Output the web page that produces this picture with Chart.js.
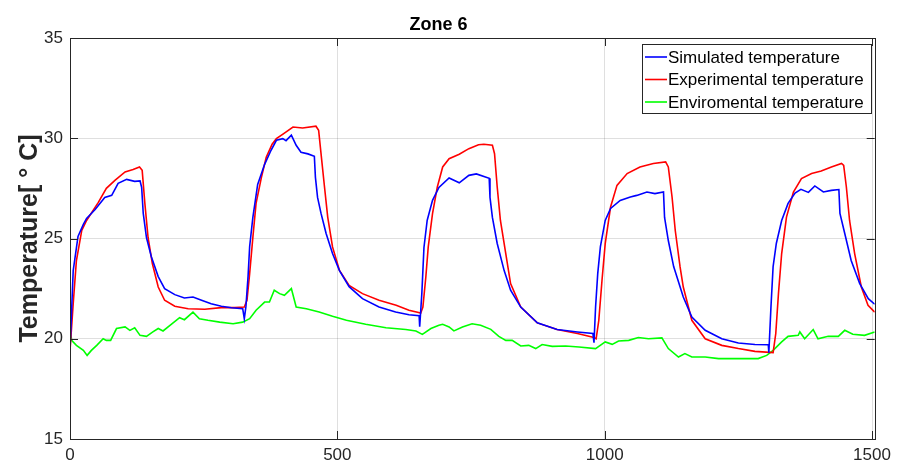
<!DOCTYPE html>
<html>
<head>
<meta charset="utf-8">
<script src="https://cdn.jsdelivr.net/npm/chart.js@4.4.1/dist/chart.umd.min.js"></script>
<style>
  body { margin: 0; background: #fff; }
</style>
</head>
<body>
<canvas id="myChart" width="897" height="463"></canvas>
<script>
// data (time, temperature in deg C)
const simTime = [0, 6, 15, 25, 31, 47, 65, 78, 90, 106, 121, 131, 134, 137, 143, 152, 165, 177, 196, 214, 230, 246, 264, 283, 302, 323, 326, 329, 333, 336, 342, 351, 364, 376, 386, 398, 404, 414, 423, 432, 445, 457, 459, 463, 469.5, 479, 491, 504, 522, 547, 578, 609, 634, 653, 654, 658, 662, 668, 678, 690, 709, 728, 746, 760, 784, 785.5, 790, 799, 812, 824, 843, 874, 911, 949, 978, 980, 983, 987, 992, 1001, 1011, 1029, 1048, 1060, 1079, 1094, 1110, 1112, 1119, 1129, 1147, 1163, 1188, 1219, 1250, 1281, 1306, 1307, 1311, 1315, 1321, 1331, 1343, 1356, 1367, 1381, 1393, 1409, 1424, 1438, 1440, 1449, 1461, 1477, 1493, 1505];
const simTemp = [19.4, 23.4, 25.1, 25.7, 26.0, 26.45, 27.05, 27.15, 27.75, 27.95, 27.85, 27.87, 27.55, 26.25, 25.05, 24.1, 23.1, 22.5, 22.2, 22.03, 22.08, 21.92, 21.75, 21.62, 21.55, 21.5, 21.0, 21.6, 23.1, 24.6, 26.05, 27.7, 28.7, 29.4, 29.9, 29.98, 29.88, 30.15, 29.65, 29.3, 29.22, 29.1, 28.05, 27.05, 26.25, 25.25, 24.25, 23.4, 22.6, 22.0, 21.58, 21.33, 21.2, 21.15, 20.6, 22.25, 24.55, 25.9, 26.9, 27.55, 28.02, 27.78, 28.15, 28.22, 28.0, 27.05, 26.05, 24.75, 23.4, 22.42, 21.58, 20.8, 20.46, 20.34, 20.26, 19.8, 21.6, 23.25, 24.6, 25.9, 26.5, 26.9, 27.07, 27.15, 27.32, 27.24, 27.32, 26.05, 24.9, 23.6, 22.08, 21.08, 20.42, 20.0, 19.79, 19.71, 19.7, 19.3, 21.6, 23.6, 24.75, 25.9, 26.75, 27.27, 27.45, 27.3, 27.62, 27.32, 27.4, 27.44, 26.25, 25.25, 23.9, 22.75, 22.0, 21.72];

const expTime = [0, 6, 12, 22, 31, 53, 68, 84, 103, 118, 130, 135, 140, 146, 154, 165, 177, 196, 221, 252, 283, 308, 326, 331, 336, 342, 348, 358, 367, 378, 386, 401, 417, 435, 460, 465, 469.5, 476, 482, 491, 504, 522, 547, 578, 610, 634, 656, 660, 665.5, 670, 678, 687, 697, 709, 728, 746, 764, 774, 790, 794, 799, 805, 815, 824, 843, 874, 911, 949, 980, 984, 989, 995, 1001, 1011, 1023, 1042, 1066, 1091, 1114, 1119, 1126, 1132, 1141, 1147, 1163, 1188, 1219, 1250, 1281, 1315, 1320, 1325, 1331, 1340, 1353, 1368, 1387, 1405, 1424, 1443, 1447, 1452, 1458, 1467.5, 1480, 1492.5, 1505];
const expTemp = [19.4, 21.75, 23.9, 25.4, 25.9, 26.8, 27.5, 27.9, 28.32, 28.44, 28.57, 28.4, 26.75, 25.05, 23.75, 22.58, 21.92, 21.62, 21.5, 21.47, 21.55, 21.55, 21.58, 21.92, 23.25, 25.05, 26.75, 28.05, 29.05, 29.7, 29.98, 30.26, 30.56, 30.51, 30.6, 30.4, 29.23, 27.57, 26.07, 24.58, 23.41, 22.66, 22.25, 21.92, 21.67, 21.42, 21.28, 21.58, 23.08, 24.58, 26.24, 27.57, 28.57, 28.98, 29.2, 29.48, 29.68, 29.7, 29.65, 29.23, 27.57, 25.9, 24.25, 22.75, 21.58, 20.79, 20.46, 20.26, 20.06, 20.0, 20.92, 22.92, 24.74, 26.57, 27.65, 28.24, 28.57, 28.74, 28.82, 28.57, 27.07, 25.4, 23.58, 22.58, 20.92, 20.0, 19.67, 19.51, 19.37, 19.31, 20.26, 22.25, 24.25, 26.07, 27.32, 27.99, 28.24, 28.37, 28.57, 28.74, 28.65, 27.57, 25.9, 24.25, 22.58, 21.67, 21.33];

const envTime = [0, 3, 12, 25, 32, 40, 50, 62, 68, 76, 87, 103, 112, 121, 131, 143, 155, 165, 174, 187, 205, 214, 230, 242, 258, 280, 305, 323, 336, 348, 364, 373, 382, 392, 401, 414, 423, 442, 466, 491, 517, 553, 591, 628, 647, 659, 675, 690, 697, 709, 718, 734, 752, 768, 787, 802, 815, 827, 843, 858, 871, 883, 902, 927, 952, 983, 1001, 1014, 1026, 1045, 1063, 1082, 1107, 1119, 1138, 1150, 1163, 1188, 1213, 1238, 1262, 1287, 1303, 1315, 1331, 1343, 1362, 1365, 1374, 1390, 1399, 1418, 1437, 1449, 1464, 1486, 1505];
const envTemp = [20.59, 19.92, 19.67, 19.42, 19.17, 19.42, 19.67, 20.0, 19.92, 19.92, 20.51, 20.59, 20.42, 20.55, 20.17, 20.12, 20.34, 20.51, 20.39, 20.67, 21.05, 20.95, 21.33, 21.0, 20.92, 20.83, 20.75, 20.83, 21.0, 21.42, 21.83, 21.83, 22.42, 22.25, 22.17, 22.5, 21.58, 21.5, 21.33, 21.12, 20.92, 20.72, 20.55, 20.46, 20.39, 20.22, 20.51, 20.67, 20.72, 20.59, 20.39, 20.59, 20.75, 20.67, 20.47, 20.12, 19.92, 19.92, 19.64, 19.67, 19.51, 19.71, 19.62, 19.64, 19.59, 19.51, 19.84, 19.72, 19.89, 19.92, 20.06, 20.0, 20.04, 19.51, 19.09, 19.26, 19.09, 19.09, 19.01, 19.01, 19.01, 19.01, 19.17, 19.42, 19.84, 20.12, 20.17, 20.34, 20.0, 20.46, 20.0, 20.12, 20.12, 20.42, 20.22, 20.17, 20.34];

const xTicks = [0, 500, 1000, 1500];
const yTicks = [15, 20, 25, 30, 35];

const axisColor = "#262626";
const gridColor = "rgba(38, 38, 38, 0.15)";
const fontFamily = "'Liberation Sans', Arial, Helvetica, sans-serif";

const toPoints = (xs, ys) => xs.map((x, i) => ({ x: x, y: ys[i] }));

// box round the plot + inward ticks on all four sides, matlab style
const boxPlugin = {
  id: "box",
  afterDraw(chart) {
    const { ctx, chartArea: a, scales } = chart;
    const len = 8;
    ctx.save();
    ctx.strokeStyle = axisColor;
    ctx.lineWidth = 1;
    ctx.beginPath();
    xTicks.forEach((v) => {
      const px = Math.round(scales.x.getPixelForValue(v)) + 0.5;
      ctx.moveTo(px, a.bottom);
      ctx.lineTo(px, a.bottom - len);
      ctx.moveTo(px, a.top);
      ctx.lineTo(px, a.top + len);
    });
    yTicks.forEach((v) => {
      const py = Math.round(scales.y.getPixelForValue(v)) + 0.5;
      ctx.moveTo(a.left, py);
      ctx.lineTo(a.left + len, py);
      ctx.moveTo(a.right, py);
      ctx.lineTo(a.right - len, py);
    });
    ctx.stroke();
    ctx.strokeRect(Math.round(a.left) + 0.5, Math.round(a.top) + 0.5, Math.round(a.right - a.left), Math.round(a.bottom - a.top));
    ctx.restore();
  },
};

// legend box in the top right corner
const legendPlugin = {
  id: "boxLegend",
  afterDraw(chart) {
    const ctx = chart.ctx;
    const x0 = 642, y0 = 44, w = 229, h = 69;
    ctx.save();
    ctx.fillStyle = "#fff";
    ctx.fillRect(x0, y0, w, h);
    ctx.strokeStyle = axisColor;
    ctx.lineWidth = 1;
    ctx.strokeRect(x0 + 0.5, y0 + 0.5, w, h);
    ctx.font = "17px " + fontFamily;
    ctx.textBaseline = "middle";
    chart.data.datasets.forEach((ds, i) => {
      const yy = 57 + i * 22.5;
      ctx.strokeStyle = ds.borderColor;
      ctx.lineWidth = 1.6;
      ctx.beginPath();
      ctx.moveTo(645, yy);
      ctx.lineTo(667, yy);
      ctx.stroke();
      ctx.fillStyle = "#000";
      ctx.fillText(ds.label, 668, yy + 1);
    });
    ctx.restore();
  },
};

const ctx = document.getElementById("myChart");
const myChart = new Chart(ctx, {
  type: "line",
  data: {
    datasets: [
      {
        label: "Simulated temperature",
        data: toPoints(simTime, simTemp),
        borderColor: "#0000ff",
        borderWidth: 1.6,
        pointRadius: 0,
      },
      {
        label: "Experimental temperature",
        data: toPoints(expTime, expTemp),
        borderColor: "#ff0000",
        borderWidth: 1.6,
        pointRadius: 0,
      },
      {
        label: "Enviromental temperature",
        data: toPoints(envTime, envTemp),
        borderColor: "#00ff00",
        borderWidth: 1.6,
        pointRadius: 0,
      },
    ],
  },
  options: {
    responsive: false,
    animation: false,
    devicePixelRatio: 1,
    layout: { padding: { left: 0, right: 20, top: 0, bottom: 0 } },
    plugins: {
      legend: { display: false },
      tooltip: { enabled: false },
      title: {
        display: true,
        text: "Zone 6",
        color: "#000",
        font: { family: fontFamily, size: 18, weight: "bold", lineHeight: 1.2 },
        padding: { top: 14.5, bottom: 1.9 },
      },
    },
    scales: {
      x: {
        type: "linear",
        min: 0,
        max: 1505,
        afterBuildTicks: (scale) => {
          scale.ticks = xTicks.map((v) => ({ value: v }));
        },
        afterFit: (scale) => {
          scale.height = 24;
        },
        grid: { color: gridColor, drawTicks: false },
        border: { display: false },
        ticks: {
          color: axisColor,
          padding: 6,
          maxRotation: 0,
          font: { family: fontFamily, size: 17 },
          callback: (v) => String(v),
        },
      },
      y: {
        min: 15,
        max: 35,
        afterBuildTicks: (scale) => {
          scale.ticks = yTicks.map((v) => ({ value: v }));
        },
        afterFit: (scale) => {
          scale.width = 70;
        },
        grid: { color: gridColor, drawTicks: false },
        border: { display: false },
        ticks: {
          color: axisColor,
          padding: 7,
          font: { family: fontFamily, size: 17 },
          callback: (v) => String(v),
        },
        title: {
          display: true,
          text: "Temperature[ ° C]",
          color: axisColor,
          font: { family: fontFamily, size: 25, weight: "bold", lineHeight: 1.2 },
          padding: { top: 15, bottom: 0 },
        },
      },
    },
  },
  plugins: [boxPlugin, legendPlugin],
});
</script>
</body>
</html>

__YOUR OBJECTIVE__
Every line from the start of the listing above through the line with "22.75, 22.0, 21.72];" should be repeated exactly; skip the pictures and add nothing else.

__SOLVED PROBLEM__
Output the web page that produces this picture with Chart.js.
<!DOCTYPE html>
<html>
<head>
<meta charset="utf-8">
<script src="https://cdn.jsdelivr.net/npm/chart.js@4.4.1/dist/chart.umd.min.js"></script>
<style>
  body { margin: 0; background: #fff; }
</style>
</head>
<body>
<canvas id="myChart" width="897" height="463"></canvas>
<script>
// data (time, temperature in deg C)
const simTime = [0, 6, 15, 25, 31, 47, 65, 78, 90, 106, 121, 131, 134, 137, 143, 152, 165, 177, 196, 214, 230, 246, 264, 283, 302, 323, 326, 329, 333, 336, 342, 351, 364, 376, 386, 398, 404, 414, 423, 432, 445, 457, 459, 463, 469.5, 479, 491, 504, 522, 547, 578, 609, 634, 653, 654, 658, 662, 668, 678, 690, 709, 728, 746, 760, 784, 785.5, 790, 799, 812, 824, 843, 874, 911, 949, 978, 980, 983, 987, 992, 1001, 1011, 1029, 1048, 1060, 1079, 1094, 1110, 1112, 1119, 1129, 1147, 1163, 1188, 1219, 1250, 1281, 1306, 1307, 1311, 1315, 1321, 1331, 1343, 1356, 1367, 1381, 1393, 1409, 1424, 1438, 1440, 1449, 1461, 1477, 1493, 1505];
const simTemp = [19.4, 23.4, 25.1, 25.7, 26.0, 26.45, 27.05, 27.15, 27.75, 27.95, 27.85, 27.87, 27.55, 26.25, 25.05, 24.1, 23.1, 22.5, 22.2, 22.03, 22.08, 21.92, 21.75, 21.62, 21.55, 21.5, 21.0, 21.6, 23.1, 24.6, 26.05, 27.7, 28.7, 29.4, 29.9, 29.98, 29.88, 30.15, 29.65, 29.3, 29.22, 29.1, 28.05, 27.05, 26.25, 25.25, 24.25, 23.4, 22.6, 22.0, 21.58, 21.33, 21.2, 21.15, 20.6, 22.25, 24.55, 25.9, 26.9, 27.55, 28.02, 27.78, 28.15, 28.22, 28.0, 27.05, 26.05, 24.75, 23.4, 22.42, 21.58, 20.8, 20.46, 20.34, 20.26, 19.8, 21.6, 23.25, 24.6, 25.9, 26.5, 26.9, 27.07, 27.15, 27.32, 27.24, 27.32, 26.05, 24.9, 23.6, 22.08, 21.08, 20.42, 20.0, 19.79, 19.71, 19.7, 19.3, 21.6, 23.6, 24.75, 25.9, 26.75, 27.27, 27.45, 27.3, 27.62, 27.32, 27.4, 27.44, 26.25, 25.25, 23.9, 22.75, 22.0, 21.72];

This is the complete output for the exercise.